As a follow-up to Lagacé’s historic Bach cantata series, Godin conceived the idea for a complete Schubert vocal series — not just the entire catalogue of Lieder with piano, but also vocal duets, quartets, choral numbers, and pieces with instrumental components. This mammoth project, with seven-to-ten concerts per season, will begin on Sept. 25 and is tentatively scheduled for completion in 2028, marking the 200th anniversary of the composer’s death. Another of Godin’s goals is to entice more top stars to Bourgie Hall, a venue that allows for the kind of intimacy between performer and audience that is impossible to achieve in a Carnegie Hall or an Elbphilharmonie. The lineup next season includes Leonidas Kavakos (Nov. 7), Barbara Hannigan (Nov. 26), Kirill Gerstein (Dec. 7), Christian Gerhaher (Jan. 28), and Steven Isserlis (Feb. 11). (More details here.)
Programming for 2024-25 is as eclectic and stimulating as the one coming to an end: a concert of bird-inspired music for harpsichord (Oct. 9); an entire program devoted to chamber music by Verdi and Puccini (Oct. 19); Inuit music (Nov. 6); Ravel’s complete solo piano music (Feb. 4 and March 19); Hamlet-inspired music from the Italian Baroque (March 8 & 9); Steve Reich’s complete works for string quartet (April 1); a 500th-anniversary tribute to Palestrina (April 2); and much more.

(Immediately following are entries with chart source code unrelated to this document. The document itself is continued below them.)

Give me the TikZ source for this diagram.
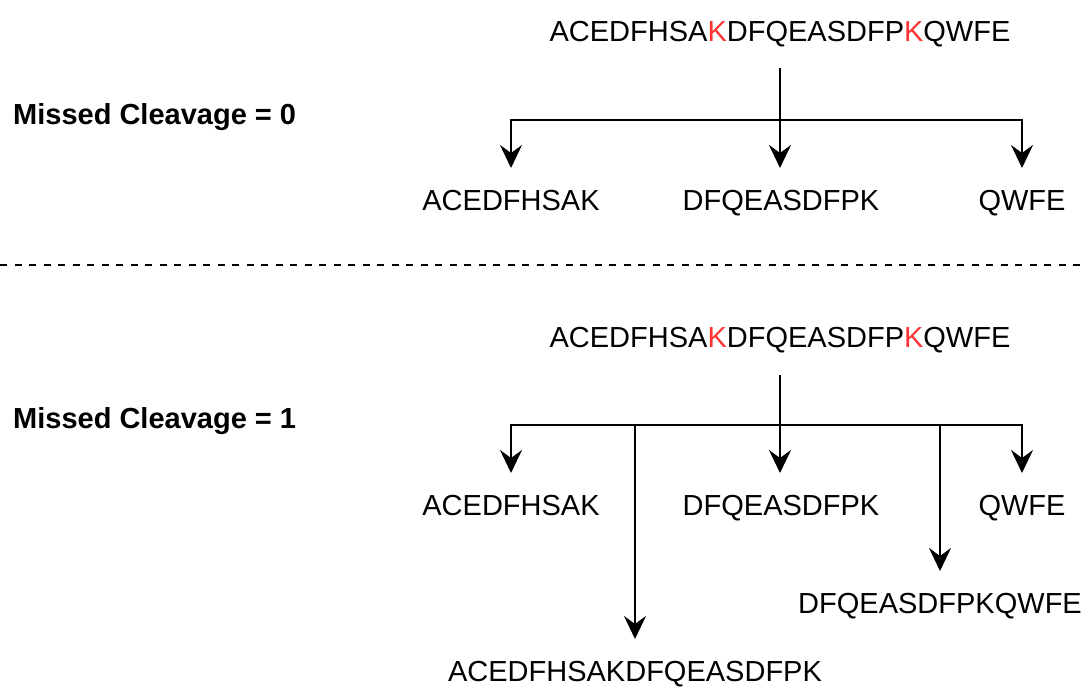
\documentclass[tikz,border=0pt]{standalone}
\usepackage{fontspec}
\setmainfont{Liberation Sans}
\usetikzlibrary{arrows.meta}
\definecolor{cut}{HTML}{FF3333}
\tikzset{
  seq/.style={font=\fontsize{29}{34}\selectfont, inner sep=0pt, text height=21pt, text depth=0pt},
  caption/.style={font=\fontsize{29}{34}\selectfont\bfseries, inner sep=0pt, anchor=west},
  line/.style={line width=2.2pt, line cap=rect},
  arr/.style={line width=2.2pt, -{Stealth[length=23pt, width=22pt, inset=8pt]}, shorten >=21pt},
  split/.style={line width=1.8pt, dash pattern=on 7pt off 7.5pt}
}
\newcommand{\K}{\textcolor{cut}{K}}
\begin{document}
\begin{tikzpicture}[x=1pt, y=-1pt]
\useasboundingbox (0,0) rectangle (1084,687);

% ---- missed cleavage = 0 ----
\node[caption] (lab0) at (13,117) {Missed Cleavage = 0};
\node[seq, anchor=north] (s0) at (780,20) {ACEDFHSA\K DFQEASDFP\K QWFE};
\node[seq, anchor=north] (a0) at (511,189) {ACEDFHSAK};
\node[seq, anchor=north] (m0) at (781,189) {DFQEASDFPK};
\node[seq, anchor=north] (q0) at (1022,189) {QWFE};
\coordinate (bar0) at (780,120);

\draw[arr, shorten <=27pt] (s0.south) -- (s0.south |- m0.north);
\draw[line] (a0.north |- bar0) -- (q0.north |- bar0);
\draw[arr] (a0.north |- bar0) -- (a0.north);
\draw[arr] (q0.north |- bar0) -- (q0.north);

% ---- separator ----
\coordinate (sepL) at (0,265);
\coordinate (sepR) at (1084,265);
\draw[split] (sepL) -- (sepR);

% ---- missed cleavage = 1 ----
\node[caption] (lab1) at (13,421) {Missed Cleavage = 1};
\node[seq, anchor=north] (s1) at (780,326) {ACEDFHSA\K DFQEASDFP\K QWFE};
\node[seq, anchor=north] (a1) at (511,494) {ACEDFHSAK};
\node[seq, anchor=north] (m1) at (781,494) {DFQEASDFPK};
\node[seq, anchor=north] (q1) at (1022,494) {QWFE};
\node[seq, anchor=north] (mq1) at (940,592) {DFQEASDFPKQWFE};
\node[seq, anchor=north] (am1) at (635,660) {ACEDFHSAKDFQEASDFPK};
\coordinate (bar1) at (780,425);

\draw[arr, shorten <=28pt] (s1.south) -- (s1.south |- m1.north);
\draw[line] (a1.north |- bar1) -- (q1.north |- bar1);
\draw[arr] (a1.north |- bar1) -- (a1.north);
\draw[arr] (q1.north |- bar1) -- (q1.north);
\draw[arr] (am1.north |- bar1) -- (am1.north);
\draw[arr] (mq1.north |- bar1) -- (mq1.north);
\end{tikzpicture}
\end{document}
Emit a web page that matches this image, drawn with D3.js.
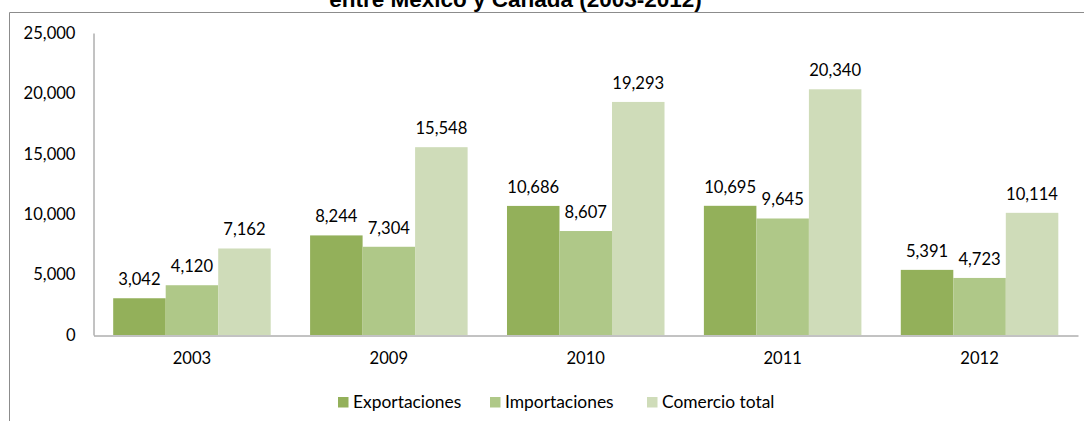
<!DOCTYPE html>
<html>
<head>
<meta charset="utf-8">
<script src="https://d3js.org/d3.v7.min.js"></script>
<style>
  body { margin: 0; background: #fff; }
  svg text { font-family: Lato, "Open Sans", sans-serif; fill: #000; }
</style>
</head>
<body>
<div id="chart"></div>
<script>
// values
const years = ["2003", "2009", "2010", "2011", "2012"];
const seriesNames = ["Exportaciones", "Importaciones", "Comercio total"];
const exportaciones = [3042, 8244, 10686, 10695, 5391];
const importaciones = [4120, 7304, 8607, 9645, 4723];
const comercioTotal = [7162, 15548, 19293, 20340, 10114];
const yTicks = [0, 5000, 10000, 15000, 20000, 25000];

const colors = ["#93b05a", "#afc888", "#cfdcb9"];
const seriesValues = [exportaciones, importaciones, comercioTotal];

const width = 1084, height = 421;
const fontSize = "16.6px";
const svg = d3.select("#chart").append("svg")
    .attr("width", width)
    .attr("height", height);

// chart frame (only left and top edges are in view)
svg.append("path")
    .attr("d", "M9.5,421 V12.5 H1084")
    .attr("fill", "none")
    .attr("stroke", "#8c8c8c")
    .attr("stroke-width", 1);

// title, cut off at the top like in the source image
svg.append("text")
    .attr("x", 515.5)
    .attr("y", 6.5)
    .attr("text-anchor", "middle")
    .style("font-family", "'Liberation Sans', Arial, sans-serif")
    .style("font-weight", "bold")
    .style("font-size", "22.5px")
    .text("entre México y Canadá (2003-2012)");

const x0 = d3.scaleBand()
    .domain(years)
    .range([93.5, 1078])
    .paddingInner(0.2)
    .paddingOuter(0.1);

const x1 = d3.scaleBand()
    .domain(seriesNames)
    .range([0, x0.bandwidth()]);

const y = d3.scaleLinear()
    .domain([0, 25000])
    .range([335, 33]);

// bars + labels
const groups = svg.append("g")
    .selectAll("g")
    .data(years)
    .join("g")
    .attr("transform", d => `translate(${x0(d)},0)`);

const fmt = d3.format(",");

groups.each(function(year, i) {
    const g = d3.select(this);
    const rows = seriesNames.map((s, k) => ({ s, k, v: seriesValues[k][i] }));
    g.selectAll("rect")
        .data(rows)
        .join("rect")
        .attr("x", d => x1(d.s))
        .attr("y", d => y(d.v))
        .attr("width", x1.bandwidth())
        .attr("height", d => y(0) - y(d.v))
        .attr("fill", d => colors[d.k]);
    g.selectAll("text")
        .data(rows)
        .join("text")
        .attr("x", d => x1(d.s) + x1.bandwidth() / 2)
        .attr("y", d => y(d.v) - 13)
        .attr("text-anchor", "middle")
        .style("font-size", fontSize)
        .text(d => fmt(d.v));
});

// y axis
const yAxis = svg.append("g")
    .attr("transform", "translate(93.5,0)")
    .call(d3.axisLeft(y).tickValues(yTicks).tickFormat(fmt).tickSize(0).tickPadding(18));
yAxis.select(".domain").attr("stroke", "#868686");
yAxis.selectAll("text").style("font-size", fontSize).style("font-family", "Lato, sans-serif");

// x axis
const xAxis = svg.append("g")
    .attr("transform", "translate(0,335.5)")
    .call(d3.axisBottom(x0).tickSize(0).tickPadding(17));
xAxis.select(".domain").attr("stroke", "#868686");
xAxis.selectAll("text").style("font-size", fontSize).style("font-family", "Lato, sans-serif");

// legend
const legendX = [338, 490, 647];
const legend = svg.append("g")
    .selectAll("g")
    .data(seriesNames)
    .join("g")
    .attr("transform", (d, i) => `translate(${legendX[i]},397)`);
legend.append("rect")
    .attr("width", 10.5)
    .attr("height", 10.5)
    .attr("fill", (d, i) => colors[i]);
legend.append("text")
    .attr("x", 15)
    .attr("y", 10.5)
    .style("font-size", "17.4px")
    .text(d => d);
</script>
</body>
</html>
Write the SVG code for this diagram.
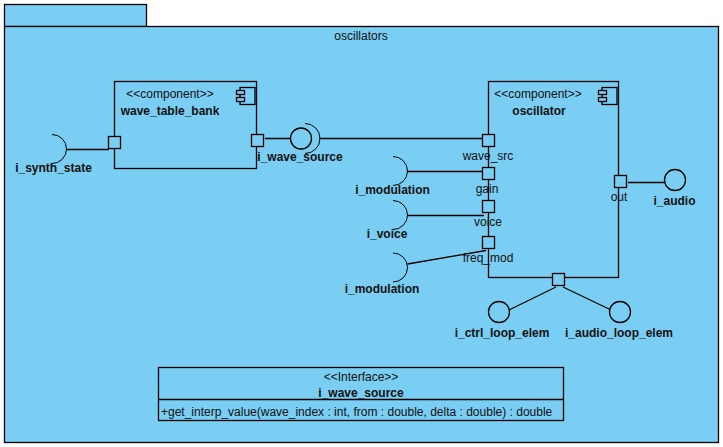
<svg xmlns="http://www.w3.org/2000/svg" width="723" height="447" viewBox="0 0 723 447">
<style>
.s{fill:#7acef4;stroke:#000;stroke-width:1.3}
.l{fill:none;stroke:#000;stroke-width:1.3}
.a{fill:none;stroke:#000;stroke-width:1}
text{font-family:"Liberation Sans",Arial,sans-serif;font-size:12px;fill:#111;text-anchor:middle}
.b{font-weight:bold}
</style>
<defs>
<g id="icon"><rect class="s" x="4" y="0.5" width="15" height="17"/><rect class="s" x="0.5" y="3.5" width="8" height="4"/><rect class="s" x="0.5" y="10.5" width="8" height="4"/></g>
<rect id="port" class="s" width="12" height="12"/>
</defs>
<rect width="723" height="447" fill="#fff"/>
<g id="package-oscillators">
<rect class="s" x="4.5" y="4.5" width="142" height="22"/>
<rect class="s" x="4.5" y="26.5" width="714" height="416"/>
<text x="361" y="40">oscillators</text>
</g>
<g id="wave_table_bank">
<rect class="s" x="114.5" y="81.5" width="142" height="87"/>
<use href="#icon" x="236" y="87"/>
<text x="170" y="98">&lt;&lt;component&gt;&gt;</text>
<text class="b" x="170" y="115">wave_table_bank</text>
</g>
<g id="oscillator">
<rect class="s" x="488.500" y="81.500" width="130" height="196"/>
<use href="#icon" x="598" y="87"/>
<text x="538" y="98">&lt;&lt;component&gt;&gt;</text>
<text class="b" x="539" y="115">oscillator</text>
</g>
<g id="connectors">
<path class="l" d="M66.500 149.500H109M265 138.500H290M319.500 138.500H483M407.500 171.500H482.500M407.500 215.500H484M407.500 264L486 250.500M628 182.500H664.500M510 309.500L556 287M563 287L610 309.500"/>
</g>
<g id="port-synth"><use href="#port" x="108.500" y="136.500"/></g>
<g id="port-wave-out"><use href="#port" x="251.500" y="134.500"/></g>
<g id="port-wave_src"><use href="#port" x="482.500" y="134.500"/><text x="488" y="160">wave_src</text></g>
<g id="port-gain"><use href="#port" x="482.500" y="167.500"/><text x="487" y="193">gain</text></g>
<g id="port-voice"><use href="#port" x="482.500" y="200.500"/><text x="488" y="226">voice</text></g>
<g id="port-freq_mod"><use href="#port" x="482.500" y="236.500"/><text x="488" y="262">freq_mod</text></g>
<g id="port-out"><use href="#port" x="614.500" y="175.500"/><text x="619" y="201">out</text></g>
<g id="port-loop"><use href="#port" x="552.500" y="273.500"/></g>
<g id="i_synth_state">
<path class="a" d="M52 134.500A14.500 14.500 0 0 1 52 163.500"/>
<text class="b" x="53.500" y="172">i_synth_state</text>
</g>
<g id="i_wave_source">
<circle class="s" cx="301" cy="138.500" r="10.500"/>
<path class="a" d="M305 123.500A15 15 0 0 1 305 153.500"/>
<text class="b" x="300" y="161">i_wave_source</text>
</g>
<g id="i_modulation-1">
<path class="a" d="M393 156.500A14.500 14.500 0 0 1 393 185.500"/>
<text class="b" x="392.500" y="194">i_modulation</text>
</g>
<g id="i_voice">
<path class="a" d="M393 200.500A14.500 14.500 0 0 1 393 229.500"/>
<text class="b" x="387" y="238">i_voice</text>
</g>
<g id="i_modulation-2">
<path class="a" d="M393 253A14.500 14.500 0 0 1 393 282"/>
<text class="b" x="382" y="293">i_modulation</text>
</g>
<g id="i_audio">
<circle class="s" cx="675" cy="180" r="10.500"/>
<text class="b" x="674.500" y="205">i_audio</text>
</g>
<g id="i_ctrl_loop_elem">
<circle class="s" cx="499" cy="312" r="10.500"/>
<text class="b" x="502" y="337">i_ctrl_loop_elem</text>
</g>
<g id="i_audio_loop_elem">
<circle class="s" cx="620" cy="312" r="10.500"/>
<text class="b" x="619" y="337">i_audio_loop_elem</text>
</g>
<g id="i_wave_source-class">
<rect class="s" x="158.500" y="367.500" width="405" height="53"/>
<path class="l" d="M158.500 399.500H563.500"/>
<text x="361" y="381">&lt;&lt;Interface&gt;&gt;</text>
<text class="b" x="361" y="397">i_wave_source</text>
<text x="161" y="416" style="text-anchor:start">+get_interp_value(wave_index : int, from : double, delta : double) : double</text>
</g>
</svg>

Shortly before she retired, Lagacé noted that “in England, you have Wigmore Hall, a venue comparable in size to ours, and whose history spans over a century. Ours is but a decade old, but I wonder what will it be like 50 years from now.” With Montrealers and visitors alike flocking to Bourgie Hall in increasing numbers, Lagacé’s vision has unequivocally become a glowing triumph.